━━━ DATA SEGMENT ━━━
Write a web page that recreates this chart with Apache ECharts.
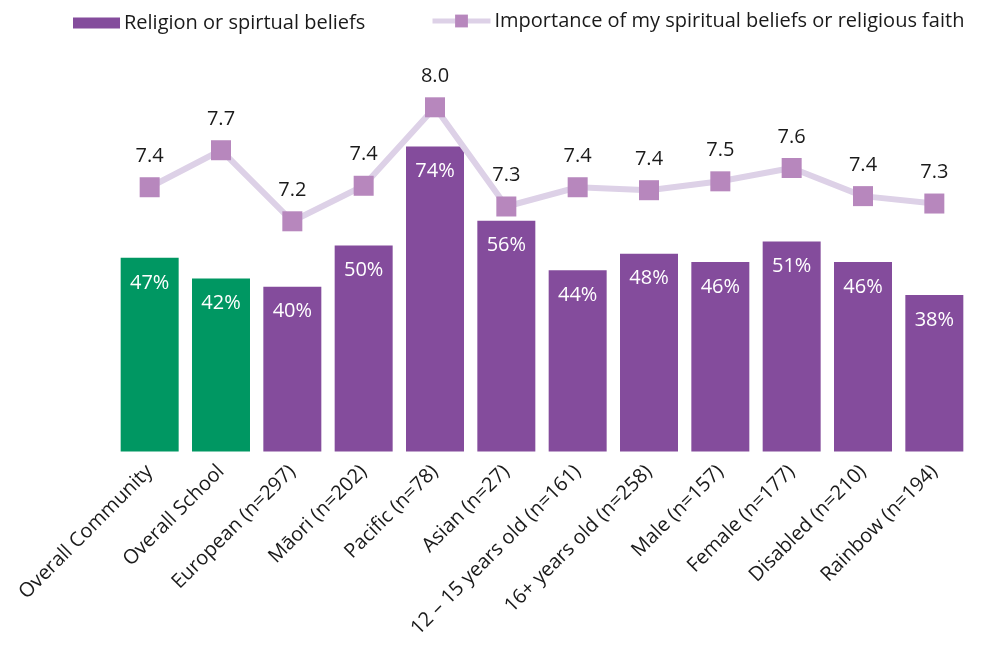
<!DOCTYPE html>
<html>
<head>
<meta charset="utf-8">
<script src="https://cdn.jsdelivr.net/npm/echarts@6/dist/echarts.min.js"></script>
<style>
  html, body { margin: 0; padding: 0; background: #ffffff; }
  #chart { width: 991px; height: 652px; }
</style>
</head>
<body>
<div id="chart"></div>
<script>
// Survey groups shown along the x axis
const categories = [
  'Overall Community', 'Overall School', 'European (n=297)', 'Māori (n=202)',
  'Pacific (n=78)', 'Asian (n=27)', '12 – 15 years old (n=161)', '16+ years old (n=258)',
  'Male (n=157)', 'Female (n=177)', 'Disabled (n=210)', 'Rainbow (n=194)'
];
// Share who named religion or spiritual beliefs (%)
const religionShare = [47, 42, 40, 50, 74, 56, 44, 48, 46, 51, 46, 38];
// Mean importance score (0–10 scale)
const importanceScore = [7.43, 7.68, 7.20, 7.44, 7.97, 7.30, 7.43, 7.41, 7.47, 7.56, 7.37, 7.32];

const barName = 'Religion or spirtual beliefs';
const lineName = 'Importance of my spiritual beliefs or religious faith';

const FONT = 'Open Sans';
const GREEN = '#009762';
const PURPLE = '#844C9C';
const LINE = '#DDD1E7';
const MARKER = '#B787BD';
const TEXT = '#1a1a1a';

const isOverall = (i) => categories[i].startsWith('Overall');

const chart = echarts.init(document.getElementById('chart'), null, { renderer: 'canvas' });

chart.setOption({
  animation: false,
  textStyle: { fontFamily: FONT },
  legend: [
    {
      data: [{ name: barName, icon: 'rect', itemStyle: { color: PURPLE } }],
      left: 73, top: 13, padding: 0,
      itemWidth: 47, itemHeight: 11, itemGap: 0,
      textStyle: { fontFamily: FONT, fontSize: 20, color: TEXT, padding: [0, 0, 0, -1] }
    },
    {
      data: [{ name: lineName, lineStyle: { width: 5, color: LINE }, itemStyle: { color: MARKER } }],
      left: 430, top: 11, padding: 0,
      itemWidth: 58, itemHeight: 16, itemGap: 0,
      lineStyle: { width: 5, color: LINE },
      textStyle: { fontFamily: FONT, fontSize: 20, color: TEXT, padding: [0, 0, 0, -1] }
    }
  ],
  grid: { left: 114, right: 21, top: 39.5, bottom: 200.5, containLabel: false },
  xAxis: {
    type: 'category',
    data: categories,
    axisLine: { show: false },
    axisTick: { show: false },
    axisLabel: {
      rotate: 45, interval: 0, margin: 17,
      fontFamily: FONT, fontSize: 20, color: TEXT
    }
  },
  yAxis: [
    { type: 'value', min: 0, max: 100, show: false, splitLine: { show: false } },
    { type: 'value', min: 5.645, max: 8.428, show: false, splitLine: { show: false } }
  ],
  series: [
    {
      name: barName,
      type: 'bar',
      yAxisIndex: 0,
      data: religionShare,
      barCategoryGap: '18.7%',
      itemStyle: {
        color: (p) => isOverall(p.dataIndex) ? GREEN : PURPLE
      },
      label: {
        show: true, position: 'insideTop', distance: 15,
        formatter: (p) => p.value + '%',
        color: '#ffffff', fontFamily: FONT, fontSize: 20
      },
      z: 2
    },
    {
      name: lineName,
      type: 'line',
      yAxisIndex: 1,
      data: importanceScore,
      symbol: 'rect', symbolSize: 20,
      lineStyle: { color: LINE, width: 6 },
      itemStyle: { color: MARKER },
      label: {
        show: true, position: 'top', distance: 11,
        formatter: (p) => p.value.toFixed(1),
        color: TEXT, fontFamily: FONT, fontSize: 20
      },
      z: 3
    }
  ]
});
</script>
</body>
</html>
━━━
CHALLENGE = Retype the listing exactly. Pictures do not belong in the copy.

RESULT OF THIS EXERCISE =
Write a web page that recreates this chart with Apache ECharts.
<!DOCTYPE html>
<html>
<head>
<meta charset="utf-8">
<script src="https://cdn.jsdelivr.net/npm/echarts@6/dist/echarts.min.js"></script>
<style>
  html, body { margin: 0; padding: 0; background: #ffffff; }
  #chart { width: 991px; height: 652px; }
</style>
</head>
<body>
<div id="chart"></div>
<script>
// Survey groups shown along the x axis
const categories = [
  'Overall Community', 'Overall School', 'European (n=297)', 'Māori (n=202)',
  'Pacific (n=78)', 'Asian (n=27)', '12 – 15 years old (n=161)', '16+ years old (n=258)',
  'Male (n=157)', 'Female (n=177)', 'Disabled (n=210)', 'Rainbow (n=194)'
];
// Share who named religion or spiritual beliefs (%)
const religionShare = [47, 42, 40, 50, 74, 56, 44, 48, 46, 51, 46, 38];
// Mean importance score (0–10 scale)
const importanceScore = [7.43, 7.68, 7.20, 7.44, 7.97, 7.30, 7.43, 7.41, 7.47, 7.56, 7.37, 7.32];

const barName = 'Religion or spirtual beliefs';
const lineName = 'Importance of my spiritual beliefs or religious faith';

const FONT = 'Open Sans';
const GREEN = '#009762';
const PURPLE = '#844C9C';
const LINE = '#DDD1E7';
const MARKER = '#B787BD';
const TEXT = '#1a1a1a';

const isOverall = (i) => categories[i].startsWith('Overall');

const chart = echarts.init(document.getElementById('chart'), null, { renderer: 'canvas' });

chart.setOption({
  animation: false,
  textStyle: { fontFamily: FONT },
  legend: [
    {
      data: [{ name: barName, icon: 'rect', itemStyle: { color: PURPLE } }],
      left: 73, top: 13, padding: 0,
      itemWidth: 47, itemHeight: 11, itemGap: 0,
      textStyle: { fontFamily: FONT, fontSize: 20, color: TEXT, padding: [0, 0, 0, -1] }
    },
    {
      data: [{ name: lineName, lineStyle: { width: 5, color: LINE }, itemStyle: { color: MARKER } }],
      left: 430, top: 11, padding: 0,
      itemWidth: 58, itemHeight: 16, itemGap: 0,
      lineStyle: { width: 5, color: LINE },
      textStyle: { fontFamily: FONT, fontSize: 20, color: TEXT, padding: [0, 0, 0, -1] }
    }
  ],
  grid: { left: 114, right: 21, top: 39.5, bottom: 200.5, containLabel: false },
  xAxis: {
    type: 'category',
    data: categories,
    axisLine: { show: false },
    axisTick: { show: false },
    axisLabel: {
      rotate: 45, interval: 0, margin: 17,
      fontFamily: FONT, fontSize: 20, color: TEXT
    }
  },
  yAxis: [
    { type: 'value', min: 0, max: 100, show: false, splitLine: { show: false } },
    { type: 'value', min: 5.645, max: 8.428, show: false, splitLine: { show: false } }
  ],
  series: [
    {
      name: barName,
      type: 'bar',
      yAxisIndex: 0,
      data: religionShare,
      barCategoryGap: '18.7%',
      itemStyle: {
        color: (p) => isOverall(p.dataIndex) ? GREEN : PURPLE
      },
      label: {
        show: true, position: 'insideTop', distance: 15,
        formatter: (p) => p.value + '%',
        color: '#ffffff', fontFamily: FONT, fontSize: 20
      },
      z: 2
    },
    {
      name: lineName,
      type: 'line',
      yAxisIndex: 1,
      data: importanceScore,
      symbol: 'rect', symbolSize: 20,
      lineStyle: { color: LINE, width: 6 },
      itemStyle: { color: MARKER },
      label: {
        show: true, position: 'top', distance: 11,
        formatter: (p) => p.value.toFixed(1),
        color: TEXT, fontFamily: FONT, fontSize: 20
      },
      z: 3
    }
  ]
});
</script>
</body>
</html>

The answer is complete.